Other concerns relate to emergency response, safety and evacuation, the group says.
Olson, of Citizens Action Coalition, said “it is extremely telling and disingenuous that the [Department of Energy] press release fails to mention the CCS component of this project. Not surprising however considering this Administration has repealed the endangerment finding and is denying climate change."
Olson continued, “Therefore, they are hiding the fact that this project is taking advantage of the CCS tax credits included in President Biden’s Inflation Reduction Act, which was designed in part, to address the climate crisis. So, if there’s no climate crisis, why is the Trump Administration supporting this project? Makes no sense.”
In an emailed statement, Whitney Boyce of Concerned Citizens Against Wabash Valley Resources said, “It is shameful that this administration would hand out $1.5 billion to a privately owned, Korean-backed corporation during a shutdown when everyday people can’t receive basic government services and government employees go unpaid.
“Vermillion and Vigo County communities, both directly targeted by the Wabash Valley Resources Pilot Project, are standing united together against this unwanted, unnecessary project,” the statement said.

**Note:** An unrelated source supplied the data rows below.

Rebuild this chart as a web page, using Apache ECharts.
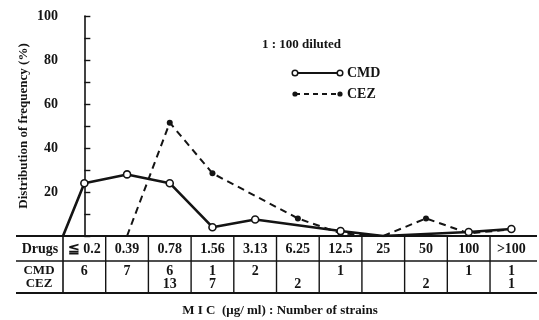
<!DOCTYPE html>
<html>
<head>
<meta charset="utf-8">
<script src="https://cdn.jsdelivr.net/npm/echarts@6/dist/echarts.min.js"></script>
<style>html,body{margin:0;padding:0;background:#fff;}#c{width:539px;height:320px;}</style>
</head>
<body>
<div id="c"></div>
<script>
// MIC categories (µg/ml)
var categories = ['\u2266 0.2', '0.39', '0.78', '1.56', '3.13', '6.25', '12.5', '25', '50', '100', '>100'];
// Distribution of frequency (%) (null = no point drawn)
var cmdPct = [24, 28, 24, 4, 7.5, null, 2.3, 0, null, 1.8, 3.2];
var cezPct = [null, 0, 51.5, 28.5, null, 8, 1.2, 0, 8, 1.2, 3];
// Number of strains (table)
var cmdCount = ['6', '7', '6', '1', '2', '', '1', '', '', '1', '1'];
var cezCount = ['', '', '13', '7', '', '2', '', '', '2', '', '1'];
// Y-axis tick labels shown
var yTickLabels = ['20', '40', '60', '80', '100'];

var FONT = '"Liberation Serif", "DejaVu Serif", serif';
var INK = '#141414';

var cmdData = [[-0.5, 0]];
cmdPct.forEach(function (v, i) { if (v !== null) cmdData.push([i, v]); });
var cezData = [];
cezPct.forEach(function (v, i) { if (v !== null) cezData.push([i, v]); });

var chart = echarts.init(document.getElementById('c'));
chart.setOption({
  animation: false,
  backgroundColor: '#fff',
  grid: { left: 63, top: 16, width: 474, height: 220, containLabel: false },
  xAxis: { type: 'value', min: -0.5, max: 10.6, show: false },
  yAxis: {
    type: 'value', min: 0, max: 100, interval: 10,
    name: 'Distribution of frequency (%)',
    nameLocation: 'middle', nameRotate: 90, nameGap: 33, nameMoveOverlap: false,
    nameTextStyle: { fontFamily: FONT, fontWeight: 'bold', fontSize: 13, color: INK },
    axisLine: { show: true, lineStyle: { color: INK, width: 1.6 } },
    axisTick: { show: true, inside: true, length: 6, lineStyle: { color: INK, width: 1.4 } },
    splitLine: { show: false },
    axisLabel: {
      fontFamily: FONT, fontWeight: 'bold', fontSize: 14, color: INK, margin: 5,
      formatter: function (v) { return yTickLabels.indexOf(String(v)) >= 0 ? String(v) : ''; }
    }
  },
  series: [
    {
      name: 'CMD', type: 'line', data: cmdData, z: 3,
      symbol: 'circle',
      symbolSize: function (v) { return (v[1] === 0) ? 0 : 7; },
      itemStyle: { color: '#fff', borderColor: INK, borderWidth: 1.6 },
      lineStyle: { color: INK, width: 2.6 }
    },
    {
      name: 'CEZ', type: 'line', data: cezData, z: 2,
      symbol: 'circle',
      symbolSize: function (v) { return (v[1] === 0) ? 0 : 6; },
      itemStyle: { color: INK, borderColor: INK, borderWidth: 0 },
      lineStyle: { color: INK, width: 2, type: [7, 5] }
    }
  ]
});

function px(x) { return chart.convertToPixel({ gridIndex: 0 }, [x, 0])[0]; }
function txt(t, x, y, size, align) {
  return {
    type: 'text', silent: true, z: 10,
    style: {
      text: t, x: x, y: y, fill: INK,
      font: 'bold ' + size + 'px ' + FONT,
      textAlign: align || 'center', textVerticalAlign: 'middle',
      align: align || 'center', verticalAlign: 'middle'
    }
  };
}
function ln(x1, y1, x2, y2, w) {
  return { type: 'line', silent: true, z: 9, shape: { x1: x1, y1: y1, x2: x2, y2: y2 },
    style: { stroke: INK, lineWidth: w || 1.5 } };
}

var y0 = chart.convertToPixel({ gridIndex: 0 }, [0, 0])[1];
var yTop = y0, yMid = 261, yBot = 293;
var tLeft = 16, tRight = px(10.6);
var g = [];
g.push(ln(tLeft, yTop, tRight, yTop, 1.8));
g.push(ln(tLeft, yMid, tRight, yMid, 1.5));
g.push(ln(tLeft, yBot, tRight, yBot, 1.8));
g.push(ln(px(-0.5), yTop, px(-0.5), yBot, 1.6));
for (var i = 0; i < categories.length - 1; i++) {
  g.push(ln(px(i + 0.5), yTop, px(i + 0.5), yBot, 1.4));
}
g.push(txt('Drugs', 40, 249, 14));
g.push(txt('CMD', 39, 271, 13));
g.push(txt('CEZ', 39, 284, 13));
categories.forEach(function (c, i) {
  g.push(txt(c, px(i), 249, 14));
  if (cmdCount[i]) g.push(txt(cmdCount[i], px(i), 271, 14));
  if (cezCount[i]) g.push(txt(cezCount[i], px(i), 284, 14));
});
g.push(txt('M I C  (\u03bcg/ ml) : Number of strains', 280, 311, 13));
g.push(txt('1 : 100 diluted', 262, 45, 13, 'left'));
// legend
g.push({ type: 'line', silent: true, z: 9, shape: { x1: 295, y1: 73, x2: 340, y2: 73 }, style: { stroke: INK, lineWidth: 2 } });
g.push({ type: 'circle', silent: true, z: 10, shape: { cx: 295, cy: 73, r: 2.8 }, style: { fill: '#fff', stroke: INK, lineWidth: 1.5 } });
g.push({ type: 'circle', silent: true, z: 10, shape: { cx: 340, cy: 73, r: 2.8 }, style: { fill: '#fff', stroke: INK, lineWidth: 1.5 } });
g.push(txt('CMD', 347, 73, 14, 'left'));
g.push({ type: 'line', silent: true, z: 9, shape: { x1: 295, y1: 94, x2: 340, y2: 94 }, style: { stroke: INK, lineWidth: 2, lineDash: [5, 4] } });
g.push({ type: 'circle', silent: true, z: 10, shape: { cx: 295, cy: 94, r: 2.6 }, style: { fill: INK } });
g.push({ type: 'circle', silent: true, z: 10, shape: { cx: 340, cy: 94, r: 2.6 }, style: { fill: INK } });
g.push(txt('CEZ', 347, 94, 14, 'left'));

chart.setOption({ graphic: { elements: g } });
</script>
</body>
</html>
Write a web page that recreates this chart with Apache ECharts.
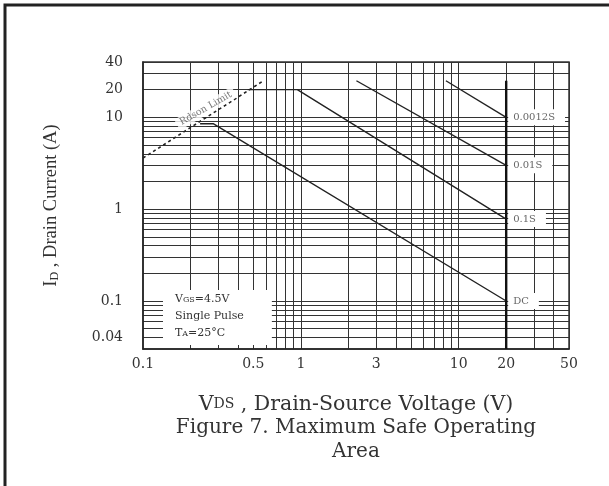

Boyce continued, “Indiana law states WVR must have 60% voluntary pore space before eminent domain can be used to take our property against our will. This company and its foreign partners will be hard pressed to ever have majority support in our community for their CO2 dumps. We are steadfast in our commitment to protecting Hoosier land and lives from this dangerous scheme. It is our land, not theirs.”